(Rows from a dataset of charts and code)
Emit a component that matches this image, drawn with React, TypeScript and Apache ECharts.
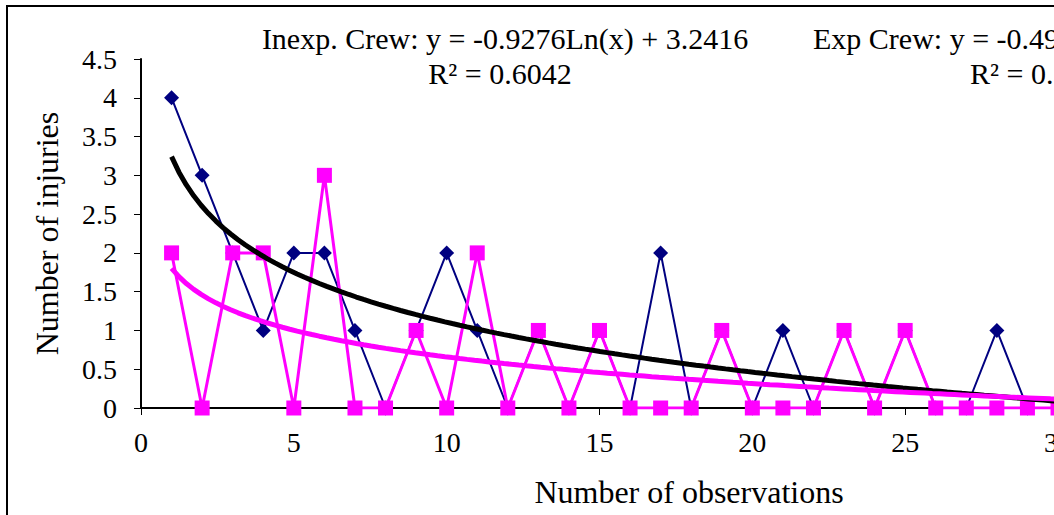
import React, { useEffect, useRef } from "react";
import * as echarts from "echarts";

const observations = [1,2,3,4,5,6,7,8,9,10,11,12,13,14,15,16,17,18,19,20,21,22,23,24,25,26,27,28,29,30];
const inexpCrew = [4,3,2,1,2,2,1,0,1,2,1,0,1,0,1,0,2,0,1,0,1,0,1,0,1,0,0,1,0,0];
const expCrew = [2,0,2,2,0,3,0,0,1,0,2,0,1,0,1,0,0,0,1,0,0,0,1,0,1,0,0,0,0,0];
const xTicks = [0,5,10,15,20,25,30];
const yTicks = [0,0.5,1,1.5,2,2.5,3,3.5,4,4.5];

function logFit(xs: number[], ys: number[]) {
  const n = xs.length;
  const L = xs.map((x) => Math.log(x));
  const mL = L.reduce((a, b) => a + b, 0) / n;
  const mY = ys.reduce((a, b) => a + b, 0) / n;
  let sxy = 0, sxx = 0, syy = 0;
  for (let i = 0; i < n; i++) {
    sxy += (L[i] - mL) * (ys[i] - mY);
    sxx += (L[i] - mL) ** 2;
    syy += (ys[i] - mY) ** 2;
  }
  const b = sxy / sxx;
  const a = mY - b * mL;
  const r2 = (b * sxy) / syy;
  return { a, b, r2 };
}

function trendPoints(fit: { a: number; b: number }, x0: number, x1: number) {
  const pts: number[][] = [];
  const steps = 120;
  for (let i = 0; i <= steps; i++) {
    const x = x0 + ((x1 - x0) * i) / steps;
    pts.push([x, fit.a + fit.b * Math.log(x)]);
  }
  return pts;
}

export default function App() {
  const ref = useRef<HTMLDivElement>(null);
  useEffect(() => {
    if (!ref.current) return;
    const chart = echarts.init(ref.current, null, { renderer: "svg" });
    const fitI = logFit(observations, inexpCrew);
    const fitE = logFit(observations, expCrew);
    const x0 = observations[0];
    const x1 = observations[observations.length - 1];
    const font = "'Liberation Serif', 'Times New Roman', serif";
    const tickFs = 28;
    const noteFs = 30;
    const titleFs = 32;
    const expLine1 = `Exp Crew: y = ${fitE.b.toFixed(4)}Ln(x) + ${fitE.a.toFixed(4)}`;
    const expLine2 = `R² = ${fitE.r2.toFixed(4)}`;
    chart.setOption({
      animation: false,
      backgroundColor: "#ffffff",
      grid: { left: 141, right: 92, top: 59, bottom: 107, containLabel: false },
      xAxis: {
        type: "value",
        min: 0,
        max: 30,
        interval: 5,
        axisLine: { show: true, onZero: false, lineStyle: { color: "#000", width: 2 } },
        axisTick: { show: true, inside: false, length: 7, lineStyle: { color: "#000", width: 1 } },
        axisLabel: {
          fontFamily: font, fontSize: tickFs, color: "#000", margin: 20,
          formatter: (v: number) => (xTicks.includes(v) ? String(v) : ""),
        },
        splitLine: { show: false },
      },
      yAxis: {
        type: "value",
        min: 0,
        max: 4.5,
        interval: 0.5,
        name: "Number of injuries",
        nameLocation: "middle",
        nameGap: 78,
        nameRotate: 90,
        nameTextStyle: { fontFamily: font, fontSize: titleFs, color: "#000" },
        axisLine: { show: true, lineStyle: { color: "#000", width: 2 } },
        axisTick: { show: true, inside: false, length: 7, lineStyle: { color: "#000", width: 1 } },
        axisLabel: {
          fontFamily: font, fontSize: tickFs, color: "#000", margin: 24,
          formatter: (v: number) => (yTicks.includes(v) ? String(v) : ""),
        },
        splitLine: { show: false },
      },
      series: [
        {
          name: "Inexp. Crew",
          type: "line",
          data: observations.map((x, i) => [x, inexpCrew[i]]),
          symbol: "diamond",
          symbolSize: 15,
          itemStyle: { color: "#000080" },
          lineStyle: { color: "#000080", width: 2 },
          z: 2,
        },
        {
          name: "Exp Crew",
          type: "line",
          data: observations.map((x, i) => [x, expCrew[i]]),
          symbol: "rect",
          symbolSize: 15,
          itemStyle: { color: "#ff00ff" },
          lineStyle: { color: "#ff00ff", width: 3 },
          z: 3,
        },
        {
          name: "Inexp trend",
          type: "line",
          data: trendPoints(fitI, x0, x1),
          showSymbol: false,
          symbol: "none",
          lineStyle: { color: "#000000", width: 5 },
          z: 4,
        },
        {
          name: "Exp trend",
          type: "line",
          data: trendPoints(fitE, x0, x1),
          showSymbol: false,
          symbol: "none",
          lineStyle: { color: "#ff00ff", width: 5 },
          z: 5,
        },
      ],
      graphic: [
        {
          type: "rect",
          shape: { x: 7, y: 6, width: 1300, height: 700 },
          style: { fill: "none", stroke: "#000", lineWidth: 2 },
          silent: true,
        },
        {
          type: "text",
          x: 505,
          y: 38,
          style: {
            text: "Inexp. Crew: y = -0.9276Ln(x) + 3.2416",
            font: `${noteFs}px ${font}`,
            fill: "#000",
            align: "center",
            verticalAlign: "middle",
          },
        },
        {
          type: "text",
          x: 500,
          y: 73,
          style: {
            text: "R² = 0.6042",
            font: `${noteFs}px ${font}`,
            fill: "#000",
            align: "center",
            verticalAlign: "middle",
          },
        },
        {
          type: "text",
          x: 813,
          y: 38,
          style: {
            text: expLine1,
            font: `${noteFs}px ${font}`,
            fill: "#000",
            align: "left",
            verticalAlign: "middle",
          },
        },
        {
          type: "text",
          x: 970,
          y: 73,
          style: {
            text: expLine2,
            font: `${noteFs}px ${font}`,
            fill: "#000",
            align: "left",
            verticalAlign: "middle",
          },
        },
        {
          type: "text",
          x: 689,
          y: 492,
          style: {
            text: "Number of observations",
            font: `${titleFs}px ${font}`,
            fill: "#000",
            align: "center",
            verticalAlign: "middle",
          },
        },
      ],
    });
    return () => chart.dispose();
  }, []);
  return (
    <div style={{ position: "fixed", left: 0, top: 0, width: 1054, height: 515, overflow: "hidden", background: "#fff" }}>
      <div ref={ref} style={{ width: 1150, height: 515 }} />
    </div>
  );
}
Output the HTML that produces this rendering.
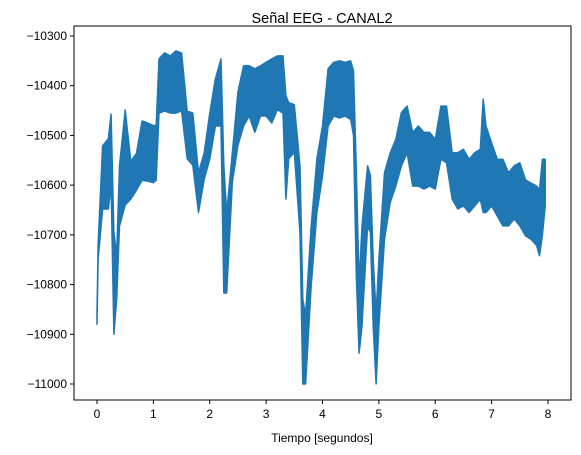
<!DOCTYPE html>
<html><head><meta charset="utf-8"><style>
body{margin:0;background:#fff}
svg{display:block;font-family:"Liberation Sans",sans-serif}
</style></head><body>
<svg id="chart" width="581" height="455" viewBox="0 0 581 455">
<rect width="581" height="455" fill="#fff"/>
<text x="322" y="23" font-size="14.5" text-anchor="middle">Señal EEG - CANAL2</text>
<g id="plot"></g>
<g id="axes"></g>
<text x="322" y="442" font-size="12" text-anchor="middle">Tiempo [segundos]</text>
</svg>
<script>
const times=[0,0.02,0.1,0.2,0.25,0.3,0.35,0.4,0.5,0.6,0.7,0.8,0.9,1.0,1.05,1.1,1.2,1.3,1.4,1.5,1.6,1.7,1.8,1.9,2.0,2.1,2.2,2.25,2.3,2.4,2.5,2.6,2.7,2.8,2.9,3.0,3.1,3.2,3.3,3.35,3.4,3.5,3.6,3.65,3.7,3.8,3.9,4.0,4.1,4.2,4.3,4.4,4.5,4.55,4.6,4.65,4.7,4.8,4.85,4.9,4.95,5.0,5.1,5.2,5.3,5.4,5.5,5.6,5.7,5.8,5.9,6.0,6.1,6.2,6.3,6.4,6.5,6.6,6.7,6.8,6.85,6.9,7.0,7.1,7.2,7.3,7.4,7.5,7.6,7.7,7.8,7.85,7.9,7.95];
const upper=[-10860,-10720,-10521,-10507,-10457,-10696,-10740,-10561,-10449,-10552,-10536,-10471,-10475,-10480,-10480,-10346,-10334,-10340,-10330,-10334,-10451,-10455,-10575,-10536,-10455,-10386,-10346,-10560,-10656,-10536,-10413,-10360,-10360,-10366,-10360,-10353,-10346,-10340,-10340,-10420,-10434,-10438,-10561,-10830,-10861,-10682,-10547,-10481,-10366,-10353,-10350,-10353,-10350,-10370,-10568,-10800,-10682,-10561,-10580,-10749,-10860,-10749,-10575,-10535,-10508,-10454,-10441,-10494,-10481,-10494,-10494,-10508,-10441,-10441,-10535,-10535,-10528,-10548,-10535,-10528,-10427,-10481,-10515,-10548,-10548,-10575,-10561,-10555,-10589,-10596,-10602,-10610,-10548,-10548];
const lower=[-10880,-10750,-10648,-10648,-10600,-10900,-10829,-10682,-10640,-10628,-10610,-10590,-10592,-10595,-10590,-10455,-10451,-10455,-10455,-10451,-10547,-10560,-10655,-10589,-10547,-10481,-10481,-10817,-10817,-10595,-10520,-10481,-10461,-10494,-10461,-10461,-10475,-10448,-10455,-10628,-10547,-10534,-10696,-11000,-11000,-10802,-10655,-10582,-10481,-10461,-10465,-10461,-10468,-10500,-10783,-10938,-10883,-10682,-10695,-10883,-11000,-10883,-10709,-10635,-10602,-10561,-10535,-10602,-10602,-10608,-10602,-10608,-10548,-10555,-10628,-10648,-10642,-10655,-10642,-10628,-10655,-10655,-10642,-10662,-10682,-10682,-10668,-10682,-10702,-10709,-10722,-10742,-10700,-10642];
const xTicks=[0,1,2,3,4,5,6,7,8];
const yTicks=[-10300,-10400,-10500,-10600,-10700,-10800,-10900,-11000];

const NS='http://www.w3.org/2000/svg';
const X0=74,X1=571,Y0=26,Y1=400;
function sx(t){return 97+t*(548-97)/8;}
function sy(v){return 36+(-10300-v)*(384-36)/700;}
const plot=document.getElementById('plot');
const axes=document.getElementById('axes');

// envelope band
let d='M'+times.map((t,i)=>sx(t).toFixed(1)+','+sy(upper[i]).toFixed(1)).join('L');
for(let i=times.length-1;i>=0;i--)d+='L'+sx(times[i]).toFixed(1)+','+sy(lower[i]).toFixed(1);
d+='Z';
const band=document.createElementNS(NS,'path');


band.setAttribute('d',d);
band.setAttribute('fill','#1f77b4');
band.setAttribute('stroke','#1f77b4');
band.setAttribute('stroke-width','1.5');
band.setAttribute('stroke-linejoin','round');
plot.appendChild(band);

// frame
const fr=document.createElementNS(NS,'rect');


fr.setAttribute('x',X0);fr.setAttribute('y',Y0);
fr.setAttribute('width',X1-X0);fr.setAttribute('height',Y1-Y0);
fr.setAttribute('fill','none');fr.setAttribute('stroke','#000');fr.setAttribute('stroke-width','1');
axes.appendChild(fr);

xTicks.forEach(t=>{
  const x=sx(t);
  const l=document.createElementNS(NS,'line');
  
  
  l.setAttribute('x1',x);l.setAttribute('x2',x);l.setAttribute('y1',Y1);l.setAttribute('y2',Y1+4);
  l.setAttribute('stroke','#000');
  axes.appendChild(l);
  const tx=document.createElementNS(NS,'text');
  
  
  tx.setAttribute('x',x);tx.setAttribute('y',Y1+18);
  tx.setAttribute('font-size','12');tx.setAttribute('text-anchor','middle');
  tx.textContent=t;
  axes.appendChild(tx);
});
yTicks.forEach(v=>{
  const y=sy(v);
  const l=document.createElementNS(NS,'line');
  
  
  l.setAttribute('x1',X0-4);l.setAttribute('x2',X0);l.setAttribute('y1',y);l.setAttribute('y2',y);
  l.setAttribute('stroke','#000');
  axes.appendChild(l);
  const tx=document.createElementNS(NS,'text');
  
  
  tx.setAttribute('x',X0-7);tx.setAttribute('y',y+4);
  tx.setAttribute('font-size','12');tx.setAttribute('text-anchor','end');
  tx.textContent='\u2212'+Math.abs(v);
  axes.appendChild(tx);
});
</script>
</body></html>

▶ _SET EXERCISE_
Repeat exactly the lines from the first line of the records above through the line containing "const yTicks = [0,0.5,1,1.5,2,2.5,3,3.5,4,4.5];", leaving out the pictures.

▶ _RESPONSE TO THE TASK_
Emit a component that matches this image, drawn with React, TypeScript and Apache ECharts.
import React, { useEffect, useRef } from "react";
import * as echarts from "echarts";

const observations = [1,2,3,4,5,6,7,8,9,10,11,12,13,14,15,16,17,18,19,20,21,22,23,24,25,26,27,28,29,30];
const inexpCrew = [4,3,2,1,2,2,1,0,1,2,1,0,1,0,1,0,2,0,1,0,1,0,1,0,1,0,0,1,0,0];
const expCrew = [2,0,2,2,0,3,0,0,1,0,2,0,1,0,1,0,0,0,1,0,0,0,1,0,1,0,0,0,0,0];
const xTicks = [0,5,10,15,20,25,30];
const yTicks = [0,0.5,1,1.5,2,2.5,3,3.5,4,4.5];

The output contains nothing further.